Namun, sekitar 6 bulan kemudian, anak saya pindah ke sebuah kantor akuntan publik yang relatif besar karena berafiliasi dengan akuntan publik yang sudah punya nama besar di level internasional.
Sayangnya, karena sering bekerja hingga larut malam, anak saya hanya bertahan sekitar 1,5 tahun. Si anak pindah lagi ke tempat lain, tapi masih di bidang konsultan.
Artinya, dalam 4 tahun bekerja, dijalani anak saya di 3 tempat yang berbeda. Sekarang ia masih berniat untuk mencari di tempat lain, bila ada yang memberikan gaji dan fasilitas yang lebih menarik.
Saya jadi geleng-geleng kepala. Soalnya, menurut saya, jika anak saya betah di satu tempat dan berkinerja baik, toh lama-lama akan dipromosikan. Setelah itu, kesejahteraan juga akan meningkat.
Tapi, anak saya kurang sabar. Katanya, teman-temannya pun banyak yang seperti itu. Kalau begitu, benar kata teman saya di atas, bahwa anak sekarang loyalitasnya relatif rendah.
Mungkin hal itu karena banyak anak muda yang berprinsip "jangan tua sebelum kaya". Demikian jargon yang membuat banyak anak muda tak hentinya berburu pekerjaan yang lebih menjanjikan.
Jadi, di sela-sela kesibukannya bekerja, mereka masih mencari informasi tempat lain yang mungkin dimasukinya. Menyiapkan lamaran kerja dan ikut seleksi, mereka lakukan dengan mencuri-curi waktu.

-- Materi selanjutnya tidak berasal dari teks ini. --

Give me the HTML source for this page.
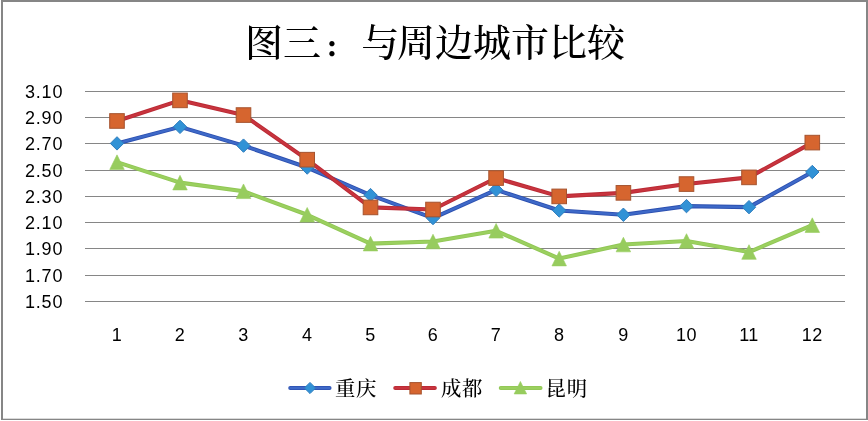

Tak heran, demi "jangan tua sebelum kaya", banyak sekali anak muda yang baru masuk dunia kerja, juga mulai menyisihkan sebagian gajinya untuk berinvestasi. Misalnya, dengan membeli saham dan reksadana.
Ya, beda generasi akan berbeda pula keinginan dan filosofinya dalam bekerja. Kita harus menerima sebagai salah satu kehendak zaman.
Namun demikian, perlu diingatkan kepada para remaja dan anak muda saat ini, agar dalam mencari kekayaan, jangan sampai salah jalan.